Essay : DUI...of cell phone
By Dan Cabot
Published: August 6, 2009
Lauren Folino's observations last week ("Times reporter sees cell phone distraction in action") brought to mind a recent encounter of my own with one of the cellularly challenged. As I was driving down Beach Street toward Five Corners, a young woman in an SUV ran the stop sign at the end of Water Street, cutting me off. She was talking on a cell phone and making what is sometimes called a "Boston left' - following the car ahead of her, which had stopped at the stop sign, without herself bothering to stop - onto Beach Road.

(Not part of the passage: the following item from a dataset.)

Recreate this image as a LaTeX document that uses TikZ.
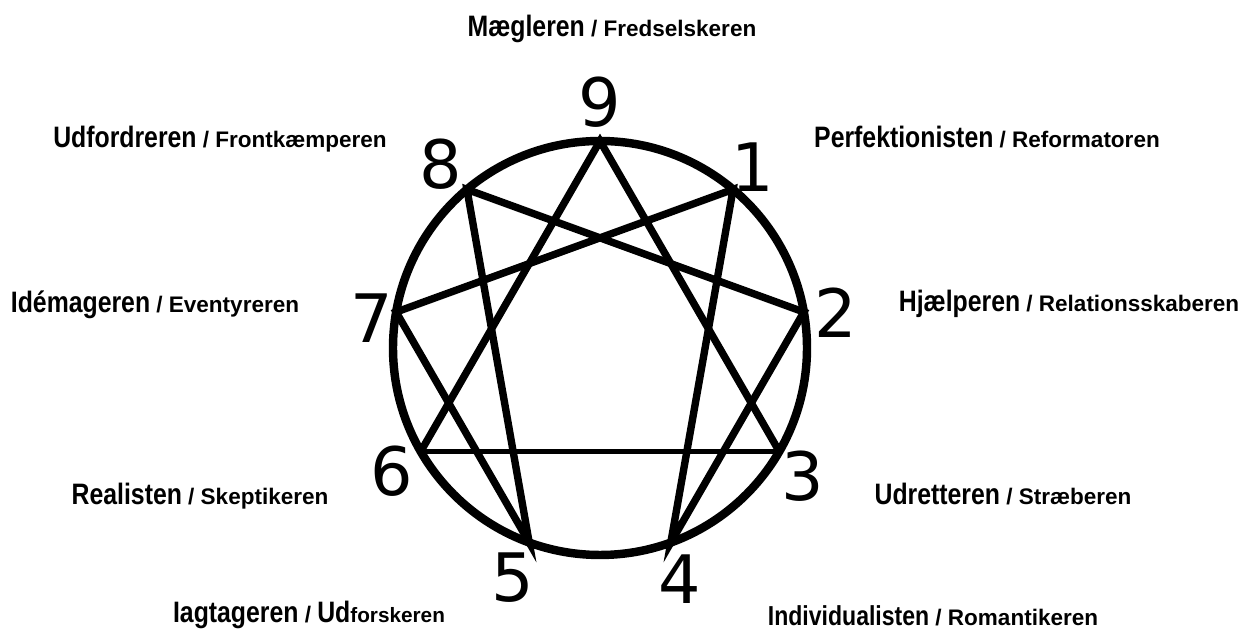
\documentclass[tikz,border=0pt]{standalone}
\usepackage{fontspec}
\setmainfont{Liberation Sans}
\newfontfamily\headword{Liberation Sans}[FakeStretch=0.84]
\newfontfamily\digitfont{DejaVu Sans}
\usepackage{tikz}
\usetikzlibrary{calc}
\newcommand{\smallpart}[1]{{\rmfamily\bfseries\fontsize{6.4}{8}\selectfont #1}}

\begin{document}
\begin{tikzpicture}[x=0.01cm, y=0.01cm,
  ring/.style={line width=2.4pt},
  chord/.style={line width=2.1pt, line join=miter},
  digit/.style={font=\digitfont\fontsize{19}{20}\selectfont, inner sep=0},
  typelabel/.style={font=\headword\bfseries\fontsize{8.4}{10}\selectfont, inner sep=0, anchor=base}]
\useasboundingbox (0,0) rectangle (1242,634);
\coordinate (c) at (600,286);
\foreach \n/\a in {9/90,1/50,2/10,3/-30,4/-70,5/-110,6/-150,7/170,8/130}
  \coordinate (p\n) at ($(c)+(\a:207)$);
% circle and lines
\draw[ring] (c) circle [radius=207];
\draw[chord] (p6) -- (p9) -- (p3);
\draw[chord, line width=1.6pt] (p3) -- (p6);
\draw[chord] (p1) -- (p4) -- (p2) -- (p8) -- (p5) -- (p7) -- cycle;
% point numbers
\node[digit] (n9) at (600,532) {9};
\node[digit] (n1) at (753,467) {1};
\node[digit] (n2) at (836,321) {2};
\node[digit] (n3) at (803,158) {3};
\node[digit] (n4) at (680,55) {4};
\node[digit] (n5) at (513,56) {5};
\node[digit] (n6) at (392,163) {6};
\node[digit] (n7) at (372,316) {7};
\node[digit] (n8) at (441,470) {8};
% type names
\node[typelabel] (l9) at (612,597) {Mægleren\smallpart{ / Fredselskeren}};
\node[typelabel] (l8) at (220,486) {Udfordreren\smallpart{ / Frontkæmperen}};
\node[typelabel] (l1) at (987,486) {Perfektionisten\smallpart{ / Reformatoren}};
\node[typelabel] (l7) at (155,321) {Idémageren\smallpart{ / Eventyreren}};
\node[typelabel] (l2) at (1069,322) {Hjælperen\smallpart{ / Relationsskaberen}};
\node[typelabel] (l6) at (200,129) {Realisten\smallpart{ / Skeptikeren}};
\node[typelabel] (l3) at (1003,129) {Udretteren\smallpart{ / Stræberen}};
\node[typelabel] (l5) at (309,11) {Iagtageren\smallpart{ / }Ud{\rmfamily\bfseries\fontsize{5.9}{7}\selectfont forskeren}};
\node[typelabel] (l4) at (933,8) {{\fontsize{7.8}{10}\selectfont Individualisten}\smallpart{ / Romantikeren}};
\end{tikzpicture}
\end{document}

This sort of thing is so common, at least in August, that I wouldn't have paid it much attention, but she happened to be headed for the same place I was - The Times parking lot. When we had both parked, I told her, quite gently I think, that she had cut me off. She admitted that she had run the stop sign, but denied that she could have cut me off. "I'm always very aware of the cars around me," she said confidently.
I suggested that perhaps holding a cell phone to the right side of her face might have obstructed her view of cars coming from that direction. She had clearly not been "very aware" of me, and I had had to brake hard.
I think this driver's confidence explains the epidemic of talking-while-driving that my friends have been complaining about in the past few months. The yakkers think they are such good drivers that talking on a cell phone is no problem.
My friends and I notice in particular an astonishing percentage of people who talk on a cell phone as they are pulling out of a parking space, driveway, or lot. I imagine they're saying, "I'm just leaving suchandsuch now, and I'll be with you in a few minutes." Whatever they are really saying, it wouldn't cost much time to say it before they have to navigate pedestrians, bicycles, and other cars to get out into traffic, a task that involves maximum attention. The time saved is surely minimal.
I've always been annoyed by tailgaters (see "If you can read this . . ."; The Times, Aug. 15, 2002). Now the pinheads pull up so close that I can see that they are talking on a cell phone while they're tailgating. On the way to the airport this week, an Adamcab was so close I could see the driver's lips move. Tailgating didn't get him to his fare any faster, because there was no opportunity to pass me, and talking with his dispatcher (or whoever) just made the whole event even more dangerous than tailgating alone.
Drivers who talk on either handheld or hands-free cellular phones are as impaired as drunken drivers with a 0.08 blood alcohol concentration, according to experimental research conducted by Drs. Frank Drews, David Strayer, and Dennis L. Crouch of the University of Utah. But like the confident young woman who cut me off at Five Corners, the talkers don't realize that they are impaired and putting themselves and the rest of us at risk.